Banco Santander reduces its share capital by 1.7% to cancel the shares acquired in the share buy-back programme carried out between March and May 2022 in the context of the shareholder remuneration applicable to the results of financial year 2021.
The board of directors of Banco Santander has resolved today to implement the Bank's sha re capital reduction through a cancellation of own shares approved at the Bank's ordinary general shareholders' meeting held on 1 April 2022 on second call under item 7 C of the agenda (the "Capital Reduction").
It is hereby stated that, on 28 June 2022, the European Central Bank granted the authorisation required to implement the Capital Reduction in accordance with applicable regulations.
Banco Santander's share capital has been reduced by EUR 143,154,722.50 through the cancellation of 286,309,445 own shares, each with a nominal value of EUR 0.50. The share capital resulting from the Capital Reduction implementation has been set at EUR 8,397,200,792, represented by 16,794,401,584 shares with a nominal value of EUR 0.50 each, all of them of the same class and series.
The purpose of the Capital Reduction is the cancellation of the Bank's own shares, contributing to the remuneration of the Bank's shareholders by increasing the profit per share, a consequence which is inherent to the decrease in the number of shares. The Capital Reduction does not involve the return of contributions, since the Bank is the owner of the cancelled shares, having acquired them within the framework of the share buy-back programme, the beginning and termination of which Banco Santander properly notified to the market through the notice of inside information published on 14 March 2022 with registration number 1360 and the notice of other relevant information published on 6 May 2022 with registration number 16098, respectively.
A reserve for amortised capital has been funded with a charge to the share premium reserve for an amount equal to the nominal value of the cancelled shares (i.e.

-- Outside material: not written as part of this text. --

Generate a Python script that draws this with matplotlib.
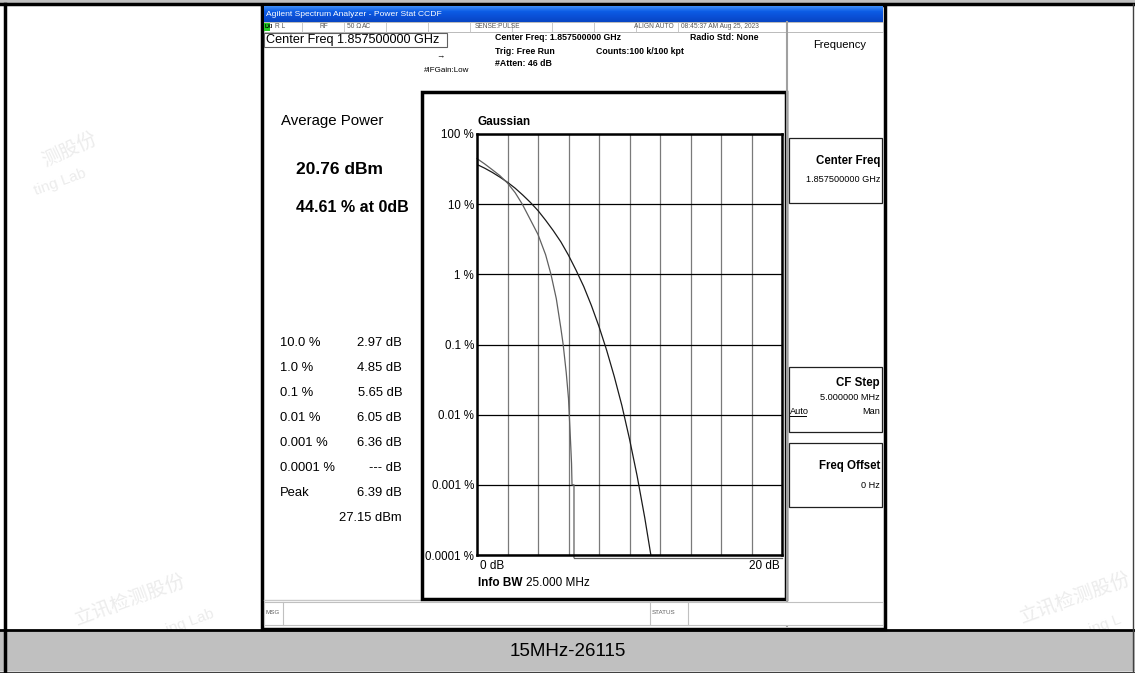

EUR 143,154,722.50), which may only be used under the same conditions as those required for the reduction of the share capital, in accordance with article 335 c) of the Spanish Companies Law. Consequently, in accordance with article 335 c) of the Spanish Companies Law, the Bank's creditors are not afforded the right of opposition referred to in article 334 of the Spanish Companies Law.
For purposes of the provisions of Section 411 of the Spanish Companies Law and in accordance with Additional Provision One of Law 10/2014 of 26 June on the organisation, supervision and solvency of credit institutions, it is hereby stated for the record that, as the Bank is a credit institution and the other requirements set forth in the aforementioned Additional Provision are met, the consent of the bondholder syndicates for the outstanding debenture and bond issues is not required for the implementation of the reduction.
The announcements of the Capital Reduction will be published in the Official Gazette of the Spanish Commercial Registry and on the Bank's corporate website ( www.santander.com ) in the coming days.
Thereafter, the public deed regarding the corporate resolutions on the Capital Reduction and amendment of the Bank's By-laws will be granted and subsequently registered with the Commercial Registry of Santander. In addition, the delisting of the 286,309,445 cancelled shares from the Spanish and foreign stock exchanges or stock markets on which the Bank's shares are listed, and the cancellation of the book-entry records of the cancelled shares before the competent bodies will both be requested.